Either way, progress in publishing SGVs has been slow, although this has been recognised by the taskforce, with members assuring Environment Business that a statement on the problem is imminent, and that the problems will be addressed as quickly as possible. But, even if the publication of SGVs is speeded up, the issue of intervention levels remains a major problem.

Assigning liability is a legal matter that can only be streamlined so much, and there is little that can be done about the time required for the physical process of remediation.

But – if Government is serious about addressing the UK’s contamination legacy, and continuing to bring brownfield land back into use – it needs to provide local authorities with workable guidelines that can be used to identify sites where remediation is really necessary. This would concentrate resources where they are needed and spare homeowners the stress of finding their gardens deemed unsafe and homes unsellable.

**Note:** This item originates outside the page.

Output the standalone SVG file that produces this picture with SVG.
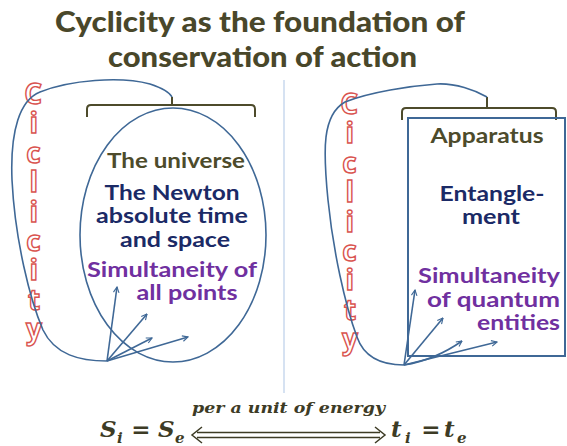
<svg xmlns="http://www.w3.org/2000/svg" width="567" height="446" viewBox="0 0 567 446">
<defs>
<marker id="ah" viewBox="0 0 10 10" refX="9" refY="5" markerWidth="7" markerHeight="7" orient="auto" markerUnits="userSpaceOnUse">
<path d="M1,1 L9,5 L1,9" fill="none" stroke="#3f6896" stroke-width="1.6"/>
</marker>
<style>
.title{font-family:Lato,"Open Sans",sans-serif;font-weight:900;font-size:29px;fill:#49472a;text-anchor:middle}
.t{font-family:Lato,"Open Sans",sans-serif;font-weight:700;font-size:21px}
.olive{fill:#4d4b2b}
.navy{fill:#1b2a66}
.purple{fill:#7030a0}
.cyc{font-family:"Open Sans",Lato,sans-serif;font-size:28px;font-weight:700;fill:#ffffff;stroke:#d9534f;stroke-width:1.4;writing-mode:vertical-rl;text-orientation:upright;letter-spacing:-8.6px}
.line{fill:none;stroke:#3f6896;stroke-width:1.6}
.arr{fill:none;stroke:#3f6896;stroke-width:1.6;marker-end:url(#ah)}
.brk{fill:none;stroke:#4d4b2b;stroke-width:2}
.math{font-family:"DejaVu Serif","Liberation Serif",serif;font-style:italic;font-weight:700;fill:#3d3b25}
</style>
</defs>
<rect width="567" height="446" fill="#ffffff"/>

<g id="title">
<text class="title" x="260" y="32" textLength="410" lengthAdjust="spacingAndGlyphs">Cyclicity as the foundation of</text>
<text class="title" x="262.5" y="67" textLength="309" lengthAdjust="spacingAndGlyphs">conservation of action</text>
</g>

<line id="divider" x1="284" y1="80" x2="284" y2="393" stroke="#c8d8ee" stroke-width="1.5"/>

<g id="left-cyclicity">
<text class="cyc" x="33" y="74">Ciclicity</text>
</g>

<g id="left-universe">
<path class="brk" d="M87,117 L87,109 Q87,105 91,105 L251,105 Q255,105 255,109 L255,117 M172,105 L172,97"/>
<ellipse class="line" cx="173" cy="235" rx="93" ry="127"/>
<text class="t olive" x="176" y="168" text-anchor="middle" textLength="138" lengthAdjust="spacingAndGlyphs">The universe</text>
<text class="t navy" x="172" y="200" text-anchor="middle" textLength="135" lengthAdjust="spacingAndGlyphs">The Newton</text>
<text class="t navy" x="172" y="223" text-anchor="middle" textLength="152" lengthAdjust="spacingAndGlyphs">absolute time</text>
<text class="t navy" x="175" y="247" text-anchor="middle" textLength="110" lengthAdjust="spacingAndGlyphs">and space</text>
<text class="t purple" x="172" y="277" text-anchor="middle" textLength="170" lengthAdjust="spacingAndGlyphs">Simultaneity of</text>
<text class="t purple" x="187" y="300" text-anchor="middle" textLength="101" lengthAdjust="spacingAndGlyphs">all points</text>
</g>

<g id="right-cyclicity">
<text class="cyc" x="349" y="84">Ciclicity</text>
</g>

<g id="right-apparatus">
<path class="brk" d="M402,120 L402,112 Q402,108 406,108 L552,108 Q556,108 556,112 L556,120 M487,108 L487,97"/>
<rect x="408" y="118" width="157" height="238" fill="none" stroke="#3f6896" stroke-width="2"/>
<text class="t olive" x="487" y="143" text-anchor="middle" textLength="113" lengthAdjust="spacingAndGlyphs">Apparatus</text>
<text class="t navy" x="492" y="201" text-anchor="middle" textLength="105" lengthAdjust="spacingAndGlyphs">Entangle-</text>
<text class="t navy" x="491" y="224" text-anchor="middle" textLength="58" lengthAdjust="spacingAndGlyphs">ment</text>
<text class="t purple" x="560" y="283" text-anchor="end" textLength="142" lengthAdjust="spacingAndGlyphs">Simultaneity</text>
<text class="t purple" x="560" y="307" text-anchor="end" textLength="133" lengthAdjust="spacingAndGlyphs">of quantum</text>
<text class="t purple" x="560" y="330" text-anchor="end" textLength="83" lengthAdjust="spacingAndGlyphs">entities</text>
</g>

<g id="connectors">
<path class="line" d="M107,361 C80,361 55,355 43,330 C30,300 15,240 12,180 C10,130 20,100 40,92 C70,80 120,76 150,84 C162,88 170,93 172,97"/>
<path class="arr" d="M107,361 L117,287"/>
<path class="arr" d="M107,361 L147,314"/>
<path class="arr" d="M107,361 L152,338"/>
<path class="arr" d="M107,361 L188,337"/>
<path class="line" d="M404,365 C385,365 365,360 357,337 C345,305 333,250 328,200 C323,150 322,115 345,102 C370,92 410,86 437,84 C455,83 475,90 487,97"/>
<path class="arr" d="M404,365 L415,290"/>
<path class="arr" d="M404,365 L443,318"/>
<path class="arr" d="M404,365 Q435,360 462,341"/>
<path class="arr" d="M404,365 L497,342"/>
</g>

<g id="formula">
<text class="math" x="100" y="437" font-size="23">S</text>
<text class="math" x="117" y="443" font-size="15">i</text>
<text class="math" x="141" y="437" font-size="23" text-anchor="middle" font-style="normal">=</text>
<text class="math" x="158" y="437" font-size="23">S</text>
<text class="math" x="175" y="443" font-size="15">e</text>
<text class="math" x="288.5" y="413" font-size="15" text-anchor="middle" textLength="193" lengthAdjust="spacingAndGlyphs">per a unit of energy</text>
<path d="M197,432.5 L380,432.5 M197,437.5 L380,437.5 M202,427 L192,435 L202,443 M375,427 L385,435 L375,443" fill="none" stroke="#3d3b25" stroke-width="1.5"/>
<text class="math" x="391" y="437" font-size="23">t</text>
<text class="math" x="405" y="443" font-size="15">i</text>
<text class="math" x="431" y="437" font-size="23" text-anchor="middle" font-style="normal">=</text>
<text class="math" x="444" y="437" font-size="23">t</text>
<text class="math" x="457" y="443" font-size="15">e</text>
</g>
</svg>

Moss says: “The Government’s legislation to deal with land contamination has been exposed as totally inadequate. Unless this issue is addressed urgently, thousands more people will have their homes blighted in future, as well as completely scuppering the Government’s policy of building large amounts of new housing on brownfield sites.”

Whether this is in fact the case or whether it is simply political point scoring is

moot, but the distress of householders hit by Part IIA decisions is real, even where local authorities have managed the issues well.

It is clear that the guidance as it stands is not providing contaminated land officers with the information they need to make accurate judgements.

And, with a decision yet to be made about whether contamination disclosure will be a requirement of the proposed House Seller’s Pack, action to address intervention levels needs to be taken immediately or yet more homeowners could find themselves blighted by Part IIA designations.